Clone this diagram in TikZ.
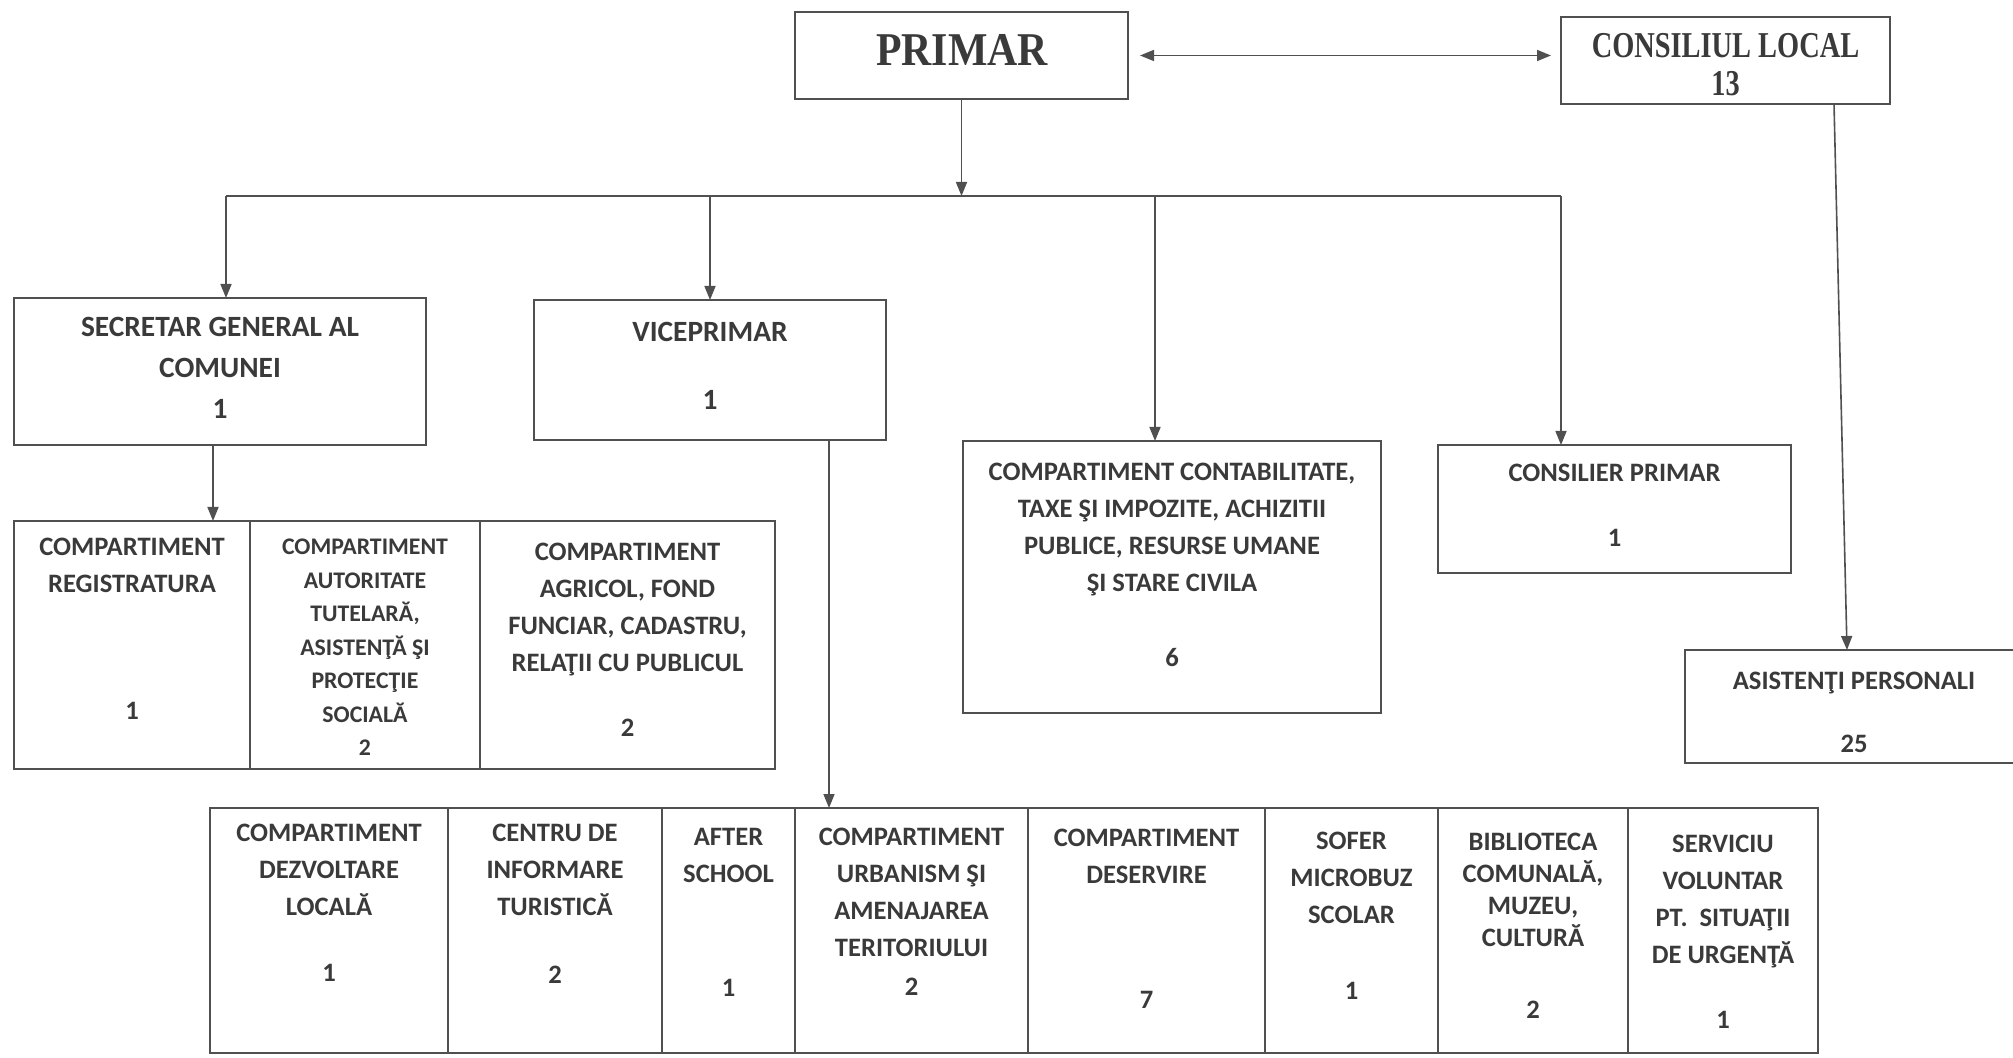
\documentclass[tikz,border=0pt]{standalone}
\usepackage{fontspec}
\setmainfont{Carlito}
\newfontfamily\timesfont{Liberation Serif}
\usepackage{graphicx}
\usetikzlibrary{positioning, fit, arrows.meta}
\definecolor{linegray}{HTML}{505050}
\definecolor{textgray}{HTML}{3A3A3A}

\begin{document}
\begin{tikzpicture}[
    x=0.5pt, y=-0.5pt,
    >={Triangle[length=7pt,width=5.5pt]},
    line width=0.8pt,
    color=linegray,
    box/.style={draw, line width=1pt, inner sep=0pt, outer sep=0pt},
    lbl/.style={anchor=north, align=center, inner sep=0pt, text=textgray,
        font=\bfseries\fontsize{13.3}{18.5}\selectfont},
    big/.style={lbl, font=\bfseries\fontsize{14.7}{20.5}\selectfont},
    small/.style={lbl, font=\bfseries\fontsize{11.9}{16.75}\selectfont}
]
    \fill[white] (0,0) rectangle (2013,1058);
    \useasboundingbox (0,0) rectangle (2013,1058);

    % primar and consiliul local
    \node[box, fit={(795,12) (1128,99)}] (primar) {};
    \node[lbl, font=\timesfont\bfseries\fontsize{23.5}{26}\selectfont] (primartxt) at (962,33.5) {\scalebox{0.89}[1]{PRIMAR}};
    \node[box, fit={(1561,17) (1890,104)}] (cl) {};
    \node[lbl, font=\timesfont\bfseries\fontsize{18.2}{19}\selectfont] (cltxt) at (1725.5,33) {\scalebox{0.78}[1]{CONSILIUL LOCAL}\\\scalebox{0.78}[1]{13}};

    % second level
    \node[box, fit={(14,298) (426,445)}] (sec) {};
    \node[big] (sectxt) at (220,316.6) {SECRETAR GENERAL AL\\COMUNEI\\1};
    \node[box, fit={(534,300) (886,440)}] (vice) {};
    \node[big] (vicetxt) at (710,321.6) {VICEPRIMAR\\[13.5pt]1};
    \node[box, fit={(963,441) (1381,713)}] (contab) {};
    \node[lbl] (contabtxt) at (1172,462.5) {COMPARTIMENT CONTABILITATE,\\TAXE ŞI IMPOZITE, ACHIZITII\\PUBLICE, RESURSE UMANE\\ŞI STARE CIVILA\\[19pt]6};
    \node[box, fit={(1438,445) (1791,573)}] (conspr) {};
    \node[lbl] (consprtxt) at (1614.5,463.5) {CONSILIER PRIMAR\\[14pt]1};
    \node[box, fit={(1685,650) (2023,763)}] (asist) {};
    \node[lbl] (asisttxt) at (1854,671.5) {ASISTENŢI PERSONALI\\[13pt]25};

    % compartments under the secretary
    \node[box, fit={(14,521) (250,769)}] (reg) {};
    \node[lbl] (regtxt) at (132,537.5) {COMPARTIMENT\\REGISTRATURA\\[45pt]1};
    \node[box, fit={(250,521) (480,769)}] (aut) {};
    \node[small] (auttxt) at (365,538.4) {COMPARTIMENT\\AUTORITATE\\TUTELARĂ,\\ASISTENŢĂ ŞI\\PROTECŢIE\\SOCIALĂ\\2};
    \node[box, fit={(480,521) (775,769)}] (agr) {};
    \node[lbl] (agrtxt) at (627.5,542.5) {COMPARTIMENT\\AGRICOL, FOND\\FUNCIAR, CADASTRU,\\RELAŢII CU PUBLICUL\\[14pt]2};

    % compartments under the vice mayor
    \node[box, fit={(210,808) (448,1053)}] (dez) {};
    \node[lbl] (deztxt) at (329,823.5) {COMPARTIMENT\\DEZVOLTARE\\LOCALĂ\\[14.5pt]1};
    \node[box, fit={(448,808) (662,1053)}] (cen) {};
    \node[lbl] (centxt) at (555,823.5) {CENTRU DE\\INFORMARE\\TURISTICĂ\\[15.5pt]2};
    \node[box, fit={(662,808) (795,1053)}] (aft) {};
    \node[lbl] (afttxt) at (728.5,827.5) {AFTER\\SCHOOL\\[38.5pt]1};
    \node[box, fit={(795,808) (1028,1053)}] (urb) {};
    \node[lbl] (urbtxt) at (911.5,827.5) {COMPARTIMENT\\URBANISM ŞI\\AMENAJAREA\\TERITORIULUI\\[1pt]2};
    \node[box, fit={(1028,808) (1265,1053)}] (des) {};
    \node[lbl] (destxt) at (1146.5,828.5) {COMPARTIMENT\\DESERVIRE\\[44pt]7};
    \node[box, fit={(1265,808) (1438,1053)}] (sof) {};
    \node[lbl] (softxt) at (1351.5,831.5) {SOFER\\MICROBUZ\\SCOLAR\\[19.5pt]1};
    \node[box, fit={(1438,808) (1628,1053)}] (bib) {};
    \node[lbl, font=\bfseries\fontsize{13.3}{16}\selectfont] (bibtxt) at (1533,832.5) {BIBLIOTECA\\COMUNALĂ,\\MUZEU,\\CULTURĂ\\[20pt]2};
    \node[box, fit={(1628,808) (1818,1053)}] (serv) {};
    \node[lbl] (servtxt) at (1723,834.5) {SERVICIU\\VOLUNTAR\\PT.~~SITUAŢII\\DE URGENŢĂ\\[14pt]1};

    % connectors
    \coordinate (busL) at (226,196);
    \coordinate (busC) at (1155,196);
    \coordinate (busR) at (1561,196);
    \coordinate (secdown) at ([xshift=-3.5pt]sec.south);
    \coordinate (vicedown) at ([xshift=59.5pt]vice.south);
    \coordinate (cldown) at ([xshift=54.25pt]cl.south);

    \draw[<->, shorten <=6pt, shorten >=5pt] (primar.east) -- (primar.east -| cl.west);
    \draw[->] (primar.south) -- (primar.south |- busL);
    \draw (busL) -- (busR);
    \draw[->] (busL) -- (busL |- sec.north);
    \draw[->] (vice.north |- busL) -- (vice.north);
    \draw[->] (busC) -- (busC |- contab.north);
    \draw[->] (busR) -- (busR |- conspr.north);
    \draw[->] (secdown) -- (secdown |- reg.north);
    \draw[->] (vicedown) -- (vicedown |- urb.north);
    \draw[->] (cldown) -- ([xshift=-3.5pt]asist.north);
\end{tikzpicture}
\end{document}
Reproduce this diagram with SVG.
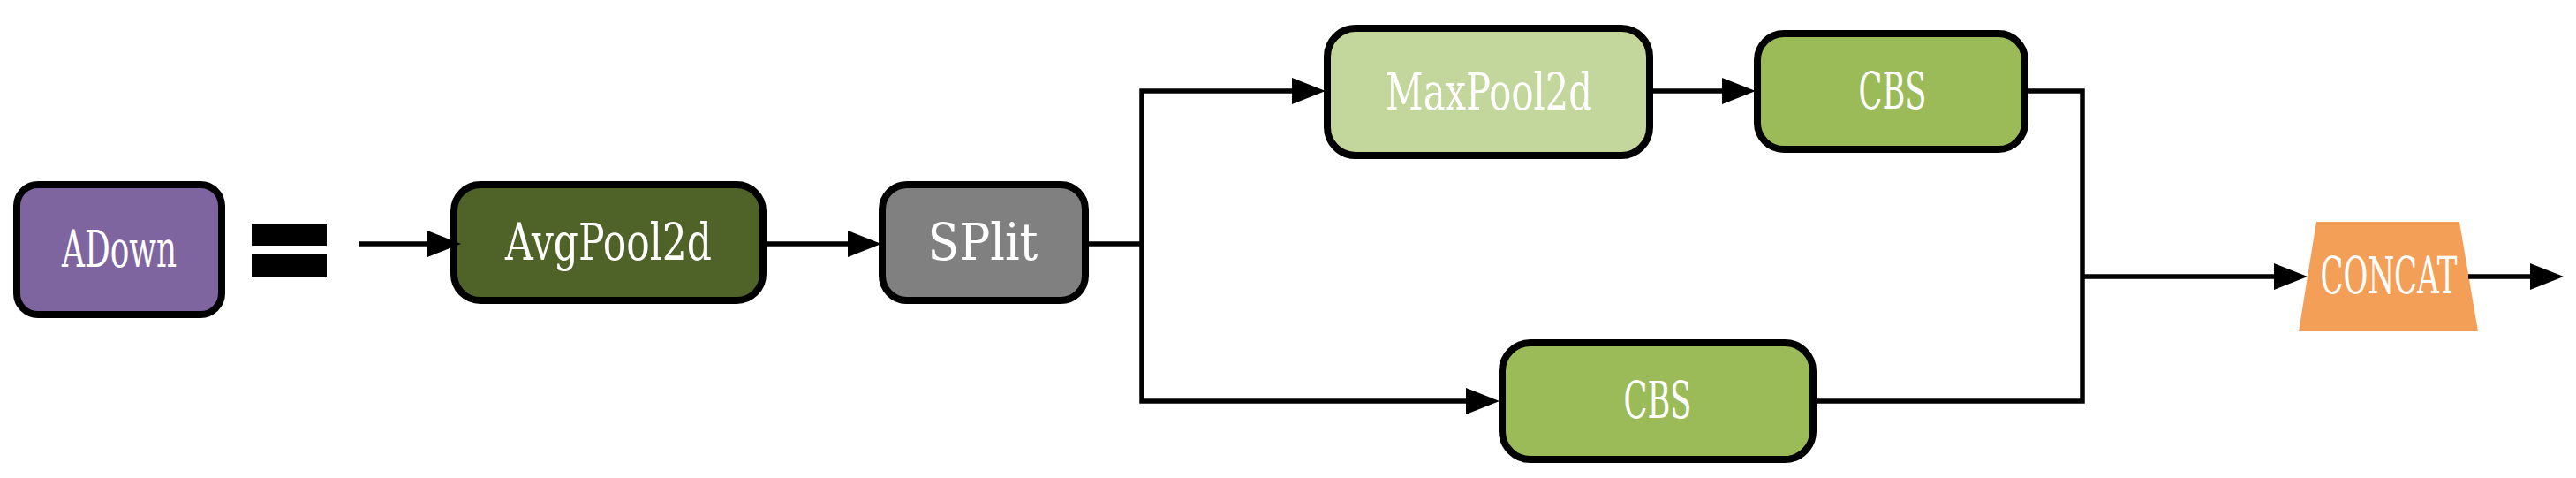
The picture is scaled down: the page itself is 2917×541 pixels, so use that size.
<svg xmlns="http://www.w3.org/2000/svg" xmlns:xlink="http://www.w3.org/1999/xlink" width="2917" height="541" viewBox="0 0 2917 541">
<style>
.node{stroke:#000;stroke-width:8}
.lbl{font-family:"DejaVu Serif","Liberation Serif",serif;font-size:58px;fill:#fff;text-anchor:middle}
.con{fill:none;stroke:#000;stroke-width:5.5;stroke-linejoin:miter}
</style>
<defs>
<path id="head" d="M-38,-15 L0,0 L-38,15 z" fill="#000"/>
</defs>
<rect width="2917" height="541" fill="#fff"/>
<g id="adown">
<rect class="node" x="19" y="209" width="232" height="147" rx="24" fill="#7F65A0"/>
<text class="lbl" x="135" y="302" textLength="130" lengthAdjust="spacingAndGlyphs">ADown</text>
</g>
<g id="equals">
<rect x="285" y="253" width="85" height="25" fill="#000"/>
<rect x="285" y="288" width="85" height="25" fill="#000"/>
</g>
<g id="avgpool">
<rect class="node" x="514" y="209" width="350" height="131" rx="30" fill="#4F6228"/>
<text class="lbl" x="689" y="294" textLength="234" lengthAdjust="spacingAndGlyphs">AvgPool2d</text>
</g>
<g id="split">
<rect class="node" x="999" y="209" width="230" height="131" rx="28" fill="#808080"/>
<text class="lbl" x="1113" y="294" textLength="125" lengthAdjust="spacingAndGlyphs">SPlit</text>
</g>
<g id="maxpool">
<rect class="node" x="1503" y="32" width="365" height="144" rx="32" fill="#C3D69B"/>
<text class="lbl" x="1686" y="124" textLength="234" lengthAdjust="spacingAndGlyphs">MaxPool2d</text>
</g>
<g id="cbs-top">
<rect class="node" x="1990" y="38" width="303" height="131" rx="30" fill="#9BBB59"/>
<text class="lbl" x="2143" y="123" textLength="77" lengthAdjust="spacingAndGlyphs">CBS</text>
</g>
<g id="cbs-bottom">
<rect class="node" x="1701" y="388" width="352" height="132" rx="32" fill="#9BBB59"/>
<text class="lbl" x="1877" y="473" textLength="77" lengthAdjust="spacingAndGlyphs">CBS</text>
</g>
<g id="concat">
<polygon points="2623,251 2785,251 2806,375 2603,375" fill="#F49F58"/>
<text class="lbl" x="2705" y="332" textLength="155" lengthAdjust="spacingAndGlyphs">CONCAT</text>
</g>
<g id="connectors">
<path class="con" d="M407,276 H488"/>
<use xlink:href="#head" x="522" y="276"/>
<path class="con" d="M868,276 H962"/>
<use xlink:href="#head" x="998" y="276"/>
<path class="con" d="M1233,276 H1293"/>
<path class="con" d="M1466,103 H1293 V454 H1663"/>
<use xlink:href="#head" x="1501" y="103"/>
<use xlink:href="#head" x="1698" y="454"/>
<path class="con" d="M1872,103 H1953"/>
<use xlink:href="#head" x="1988" y="103"/>
<path class="con" d="M2297,103 H2358 V454 H2057"/>
<path class="con" d="M2358,313 H2578"/>
<use xlink:href="#head" x="2613" y="313"/>
<path class="con" d="M2795,313 H2868"/>
<use xlink:href="#head" x="2903" y="313"/>
</g>
</svg>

__What you should do__: From the entries, copy out each line containing the word "diagram".

__Worked solution__:
Clone this diagram in TikZ.
Reproduce this diagram with SVG.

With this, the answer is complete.